═════ Raw data

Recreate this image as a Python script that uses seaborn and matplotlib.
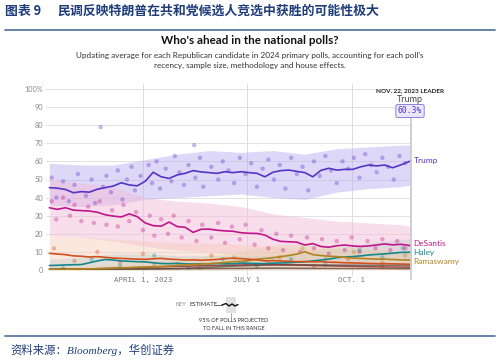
import matplotlib
matplotlib.use("Agg")
import matplotlib.pyplot as plt
from matplotlib.lines import Line2D
import seaborn as sns
import numpy as np
import pandas as pd

# ---------------- data ----------------
week_dates = pd.date_range("2023-01-09", "2023-11-20", freq="7D").append(pd.DatetimeIndex(["2023-11-22"]))

trump = [45.5, 45.2, 44.5, 42.7, 43.3, 43.0, 44.6, 45.5, 46.4, 48.2,
         47.0, 46.5, 49.0, 54.0, 51.5, 50.6, 52.5, 53.4, 54.9, 54.2,
         53.8, 53.4, 54.3, 53.8, 54.3, 53.8, 53.4, 51.5, 54.0, 54.9,
         55.2, 54.5, 53.8, 51.5, 55.0, 56.2, 55.2, 55.6, 55.6, 57.0,
         58.0, 57.5, 58.0, 56.5, 58.0, 59.8, 60.3]
desantis = [34.4, 33.5, 34.4, 33.1, 32.8, 32.6, 31.9, 30.5, 29.8, 29.3,
            31.0, 29.5, 26.0, 24.5, 24.2, 26.5, 24.0, 23.6, 20.8, 22.5,
            22.6, 22.0, 21.6, 21.4, 20.6, 20.3, 20.2, 19.3, 17.0, 15.8,
            15.6, 15.4, 13.8, 14.6, 13.0, 12.6, 13.4, 13.8, 13.3, 13.0,
            13.3, 13.8, 14.4, 13.9, 14.2, 13.6, 13.5]
haley = [2.5, 2.6, 2.8, 2.9, 3.0, 4.0, 5.0, 5.8, 5.5, 5.0,
         4.8, 4.6, 4.5, 4.0, 3.6, 3.5, 3.7, 3.4, 3.3, 3.5,
         3.4, 3.6, 3.4, 3.5, 3.8, 3.7, 3.6, 3.5, 3.8, 3.9,
         4.0, 4.3, 4.5, 5.0, 5.5, 6.0, 6.8, 7.2, 7.4, 7.8,
         8.3, 8.6, 8.9, 9.3, 9.7, 9.8, 9.9]
ramaswamy = [0.3, 0.3, 0.4, 0.5, 0.5, 0.6, 0.7, 0.8, 1.0, 1.2,
             1.3, 1.5, 1.6, 1.8, 2.0, 2.2, 2.5, 2.8, 3.0, 3.3,
             3.5, 3.8, 4.2, 4.6, 4.8, 5.2, 6.0, 6.3, 6.8, 7.4,
             8.0, 8.8, 10.1, 8.5, 8.0, 7.6, 7.4, 7.0, 6.6, 6.4,
             6.2, 6.0, 6.0, 5.8, 5.6, 5.5, 5.4]
pence = [9.2, 8.8, 8.5, 7.8, 7.6, 7.2, 7.4, 7.0, 6.6, 6.4,
         6.2, 6.0, 5.9, 6.2, 6.4, 6.0, 5.8, 5.5, 5.6, 5.4,
         5.6, 5.8, 6.3, 6.5, 6.3, 6.0, 5.6, 5.0, 5.2, 5.0,
         4.8, 4.6, 4.7, 4.5, 4.6, 4.3, 4.2, 4.0, 3.9, 3.8,
         3.6, 3.5, 3.5, 3.4, 3.3, 3.2, 3.2]

coarse_dates = pd.to_datetime(["2023-01-09", "2023-02-06", "2023-03-06", "2023-04-03",
                               "2023-05-01", "2023-05-29", "2023-06-26", "2023-07-24",
                               "2023-08-21", "2023-09-18", "2023-10-16", "2023-11-13",
                               "2023-11-22"])
christie = [0.2, 0.2, 0.3, 0.5, 0.8, 1.5, 2.3, 2.8, 2.9, 2.7, 2.6, 2.6, 2.5]
scott = [0.3, 0.5, 1.0, 1.5, 2.0, 2.4, 2.8, 3.0, 2.6, 2.2, 1.8, 1.6, 1.5]
others = [0.5, 0.5, 0.6, 0.7, 0.7, 0.8, 0.9, 1.0, 0.9, 0.8, 0.8, 0.7, 0.7]

# 95% bands (low / high) at the coarse dates
trump_lo = [36, 35, 36, 39, 40, 41, 42, 40, 39, 43, 45, 46, 47]
trump_hi = [59, 58, 58, 61, 64, 66, 65, 66, 64, 67, 68, 69, 69]
desantis_lo = [19, 18, 16, 13, 11, 10, 8, 6, 5, 4, 4, 4, 4]
desantis_hi = [50, 48, 46, 40, 38, 37, 35, 31, 29, 27, 26, 25, 24]
pence_lo = [0, 0, 0, 0, 0, 0, 0, 0, 0, 0, 0, 0, 0]
pence_hi = [19, 18, 17, 16, 15, 15, 14, 13, 12, 12, 11, 10, 10]
haley_lo = [0, 0, 0, 0, 0, 0, 0, 0, 0, 1, 2, 3, 3]
haley_hi = [6, 7, 9, 9, 8, 8, 8, 8, 10, 12, 15, 17, 17]
rama_lo = [0, 0, 0, 0, 0, 0, 0, 1, 1, 1, 1, 1, 1]
rama_hi = [2, 2, 3, 5, 6, 8, 10, 14, 15, 13, 12, 11, 11]

# individual polls (day of 2023, value)
trump_poll_day = [10, 14, 20, 25, 30, 33, 40, 45, 48, 55, 58, 62, 68, 72, 76, 80, 83, 88,
                  95, 98, 102, 105, 110, 115, 118, 122, 126, 130, 136, 140, 143, 150, 156,
                  160, 165, 170, 175, 180, 185, 190, 195, 200, 205, 210, 215, 220, 225,
                  230, 235, 240, 245, 250, 255, 260, 265, 270, 275, 280, 285, 290, 295,
                  300, 305, 310, 315, 320, 53, 135]
trump_poll_val = [51, 40, 49, 38, 47, 53, 41, 50, 37, 46, 52, 43, 55, 39, 50, 57, 44, 52,
                  58, 48, 60, 45, 56, 49, 63, 54, 47, 58, 51, 62, 46, 57, 50,
                  60, 55, 48, 62, 53, 59, 46, 56, 61, 50, 58, 45, 62, 53,
                  57, 44, 60, 52, 63, 55, 48, 60, 56, 62, 51, 64, 58, 54,
                  62, 57, 50, 63, 59, 79, 69]
desantis_poll_day = [10, 14, 20, 26, 30, 36, 42, 47, 52, 58, 63, 68, 73, 78, 84, 90, 96,
                     100, 106, 112, 117, 124, 130, 137, 142, 150, 156, 162, 168, 175, 180,
                     188, 194, 200, 207, 213, 220, 228, 234, 240, 247, 253, 260, 267, 273,
                     280, 287, 294, 300, 307, 313, 320]
desantis_poll_val = [38, 28, 40, 30, 36, 27, 35, 26, 38, 25, 33, 24, 36, 27, 32, 22, 30,
                     19, 28, 20, 30, 18, 27, 16, 25, 18, 26, 15, 24, 17, 25,
                     14, 22, 12, 20, 11, 19, 10, 18, 12, 17, 9, 16, 11, 18,
                     10, 16, 12, 17, 11, 16, 12]
pence_poll_day = [12, 30, 50, 70, 90, 120, 150, 180, 210, 240, 270, 300]
pence_poll_val = [12, 5, 10, 4, 9, 3, 8, 4, 7, 2, 6, 2]
haley_poll_day = [20, 45, 70, 100, 130, 160, 190, 220, 250, 280, 300, 318]
haley_poll_val = [1, 6, 2, 8, 1, 6, 2, 6, 3, 11, 7, 12]
rama_poll_day = [100, 140, 170, 200, 230, 250, 275, 300, 320]
rama_poll_val = [3, 1, 7, 4, 12, 6, 10, 4, 8]

y_ticks = [0, 10, 20, 30, 40, 50, 60, 70, 80, 90, 100]
y_labels = ["0", "10", "20", "30", "40", "50", "60", "70", "80", "90", "100%"]
x_ticks = pd.to_datetime(["2023-04-01", "2023-07-01", "2023-10-01"])
x_labels = ["APRIL 1, 2023", "JULY 1", "OCT. 1"]

colors = {"Trump": "#5435c4", "DeSantis": "#c0168a", "Haley": "#16868c",
          "Ramaswamy": "#b08420", "Pence": "#d2501e", "Christie": "#5e5a5a",
          "Scott": "#8a2a2a", "Others": "#6b4536"}
band_colors = {"Trump": "#b6a9f0", "DeSantis": "#f3bcd8", "Pence": "#f6cdb8",
               "Haley": "#b8c8c8", "Ramaswamy": "#e4d2a8"}

# ---------------- figure ----------------
sns.set_theme(style="white")
plt.rcParams["font.family"] = ["Lato", "DejaVu Sans"]

fig = plt.figure(figsize=(5, 3.62), dpi=100)
ax = fig.add_axes([46 / 500, 1 - 270 / 362, 366 / 500, 181 / 362])

start = pd.Timestamp("2023-01-01")
to_dates = lambda days: start + pd.to_timedelta(days, unit="D")

# bands
for name, lo, hi, a in [("Trump", trump_lo, trump_hi, 0.45),
                        ("DeSantis", desantis_lo, desantis_hi, 0.5),
                        ("Pence", pence_lo, pence_hi, 0.45),
                        ("Haley", haley_lo, haley_hi, 0.35),
                        ("Ramaswamy", rama_lo, rama_hi, 0.35)]:
    ax.fill_between(coarse_dates, lo, hi, color=band_colors[name],
                    alpha=a, lw=0, zorder=1)

# poll dots
polls = pd.concat([
    pd.DataFrame({"date": to_dates(trump_poll_day), "value": trump_poll_val, "cand": "Trump"}),
    pd.DataFrame({"date": to_dates(desantis_poll_day), "value": desantis_poll_val, "cand": "DeSantis"}),
    pd.DataFrame({"date": to_dates(pence_poll_day), "value": pence_poll_val, "cand": "Pence"}),
    pd.DataFrame({"date": to_dates(haley_poll_day), "value": haley_poll_val, "cand": "Haley"}),
    pd.DataFrame({"date": to_dates(rama_poll_day), "value": rama_poll_val, "cand": "Ramaswamy"}),
])
sns.scatterplot(data=polls, x="date", y="value", hue="cand", palette=colors,
                s=10, alpha=0.35, linewidth=0, legend=False, ax=ax, zorder=2)

# estimate lines
weekly = pd.DataFrame({"date": np.tile(week_dates, 5),
                       "value": trump + desantis + haley + ramaswamy + pence,
                       "cand": np.repeat(["Trump", "DeSantis", "Haley", "Ramaswamy", "Pence"],
                                         len(week_dates))})
coarse = pd.DataFrame({"date": np.tile(coarse_dates, 3),
                       "value": christie + scott + others,
                       "cand": np.repeat(["Christie", "Scott", "Others"], len(coarse_dates))})
sns.lineplot(data=coarse, x="date", y="value", hue="cand", palette=colors,
             lw=1.1, alpha=0.8, legend=False, ax=ax, zorder=3)
sns.lineplot(data=weekly, x="date", y="value", hue="cand", palette=colors,
             lw=1.2, legend=False, ax=ax, zorder=4)

# axes styling
ax.set_xlim(pd.Timestamp("2023-01-06"), pd.Timestamp("2023-11-23"))
ax.set_ylim(0, 100)
ax.set_yticks(y_ticks)
ax.set_yticklabels(y_labels, fontsize=5.3, color="#888888")
ax.set_xticks(x_ticks)
ax.set_xticklabels(x_labels, fontsize=5.3, color="#777777", family="DejaVu Sans Mono")
ax.tick_params(length=0, pad=2)
ax.tick_params(axis="x", pad=5)
ax.set_xlabel("")
ax.set_ylabel("")
for s in ax.spines.values():
    s.set_visible(False)
for yv in y_ticks:
    ax.axhline(yv, color="#e2e2e2", lw=0.7, zorder=0)
for xv in x_ticks:
    ax.axvline(xv, ymin=-0.03, ymax=1.03, color="#dddddd", lw=0.7, zorder=0, clip_on=False)
ax.axvline(pd.Timestamp("2023-11-22"), ymin=-0.05, ymax=0.84, color="#cccccc", lw=1.3,
           zorder=5, clip_on=False)

# right-side labels
end = pd.Timestamp("2023-11-22")
for name, yv in [("Trump", 60.3), ("DeSantis", 14.9), ("Haley", 9.7), ("Ramaswamy", 4.9)]:
    ax.annotate(name, (end, yv), xytext=(2, 0), textcoords="offset points",
                fontsize=6.0, color=colors[name], va="center", ha="left", annotation_clip=False)

# leader annotation
fig.text(410 / 500, 1 - 91 / 362, "NOV. 22, 2023 LEADER", fontsize=4.6, weight="bold",
         ha="center", va="center", color="#222222")
fig.text(410 / 500, 1 - 100 / 362, "Trump", fontsize=6.5, ha="center", va="center",
         color="#444444")
fig.text(410 / 500, 1 - 111 / 362, "60.3%", fontsize=5.8, ha="center", va="center",
         color="#5435c4", family="DejaVu Sans Mono",
         bbox=dict(boxstyle="round,pad=0.25", fc="#ebe7fb", ec="#8f80e0", lw=0.7))

# titles
fig.text(5 / 500, 1 - 11 / 362, "图表 9", fontsize=9.3, weight="bold", color="#1f3d7a",
         family=["Noto Sans CJK SC", "DejaVu Sans"], va="center")
fig.text(57 / 500, 1 - 11 / 362, "民调反映特朗普在共和党候选人竞选中获胜的可能性极大", fontsize=9.3,
         weight="bold", color="#1f3d7a", family=["Noto Sans CJK SC", "DejaVu Sans"], va="center")
fig.add_artist(Line2D([5 / 500, 495 / 500], [1 - 29.5 / 362] * 2, color="#5b7aa3", lw=1.3))
fig.text(0.5, 1 - 40 / 362, "Who's ahead in the national polls?", fontsize=8.4, weight="bold",
         ha="center", va="center", color="#111111")
fig.text(0.5, 1 - 55 / 362, "Updating average for each Republican candidate in 2024 primary polls, accounting for each poll's",
         fontsize=5.9, ha="center", va="center", color="#333333")
fig.text(0.5, 1 - 65 / 362, "recency, sample size, methodology and house effects.",
         fontsize=5.9, ha="center", va="center", color="#333333")

# key
fig.text(176 / 500, 1 - 305 / 362, "KEY", fontsize=4.2, color="#888888", va="center")
fig.text(189 / 500, 1 - 305 / 362, "ESTIMATE", fontsize=4.2, color="#333333", va="center")
fig.add_artist(Line2D([215 / 500, 222 / 500], [1 - 305 / 362] * 2, color="#555555", lw=0.6))
fig.patches.append(plt.Rectangle((226 / 500, 1 - 313 / 362), 10 / 500, 16 / 362,
                                 transform=fig.transFigure, fc="#e2e2e2", ec="none", figure=fig))
fig.add_artist(Line2D([222 / 500, 226 / 500, 229 / 500, 232 / 500, 235 / 500, 238 / 500],
                      [1 - 305 / 362, 1 - 303.5 / 362, 1 - 306 / 362, 1 - 304 / 362,
                       1 - 306 / 362, 1 - 304.5 / 362], color="#111111", lw=1.0))
fig.add_artist(Line2D([231 / 500] * 2, [1 - 313 / 362, 1 - 318 / 362], color="#888888", lw=0.5))
fig.text(234 / 500, 1 - 321 / 362, "95% OF POLLS PROJECTED", fontsize=4.0, color="#333333",
         ha="center", va="center")
fig.text(234 / 500, 1 - 328 / 362, "TO FALL IN THIS RANGE", fontsize=4.0, color="#333333",
         ha="center", va="center")

# source
fig.add_artist(Line2D([5 / 500, 495 / 500], [1 - 335.5 / 362] * 2, color="#5b7aa3", lw=1.3))
fig.text(10 / 500, 1 - 350 / 362, "资料来源：Bloomberg，华创证券", fontsize=8.2, style="italic",
         color="#1f3d7a", family=["Liberation Serif", "Noto Sans CJK SC"], va="center")

fig.savefig("out.png", dpi=100)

══════════

§ Given instruction
From the data above, work out how many lines contain the string "matplotlib" and reply with only the number.

§ Right answer
5